Microsoft is certainly welcome to try the "Look, you can even pirate it! Please?!" approach, but it's not going to work. I've played around with it at Fry's and I've seen enough to know that I'm not going to install it on any of my computers and that's that. Sorry, Microsoft.
Cool, it looks like I can go get a free Win8 license key! Then I thought about the time I'd have spend looking into it and realized that I cared so little about Win8 that I went back to whatever I was doing beforehand.
TBH, Even if Microsoft themselves were to give away Windows 8 free now I would still leapfrog it and see what they learn when rushing out 9 from their experience. Gaming is the main reason I still run a legit version of Windows 7 on my main PC along with a host of other things I am used to (probably achievable with a lot of research and faffing at the command line of a linux desktop though but why bother). iMac & Macbook Pro (both hacked back to 10.6) for looking after 9 xserves and 600+ other college macs for work, XBMCbuntu for under the TV, Centos for our datacentre servers and home NAS but I am yet to find a Linux desktop experience that meets "my" needs, it would probably be a mixture of OSX 10.6 and Windows 7 minus all of the touch screenary, its failed to emerge (that I have found yet) so I am stuck with Windows 7. I continue to try new spinoffs of Ubuntu and/or Fedora in the hope that the experience will eventually be worth while but alas not yet.

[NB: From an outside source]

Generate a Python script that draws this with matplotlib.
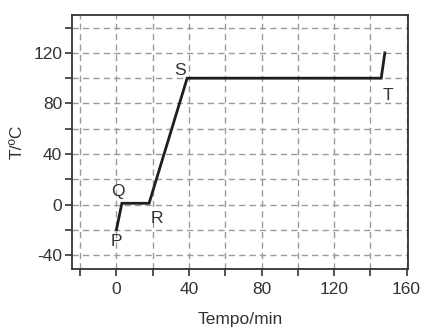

Roll on the year of the linux desktop and a load of native Linux games, until then, why would I want to use an emulator to run games when I can have the OS it was intended for for half of the price of my graphics card.
Maybe they just needed to give away a few million copies to make their after-launch marketing sound more impressive.
I was particularly enamoured of the Windows 8 launch event which featured all the Times Square advertisements about how "THE WAIT IS OVER".
Who was waiting? One turkey is enough this holiday season, and I'm going to eat it.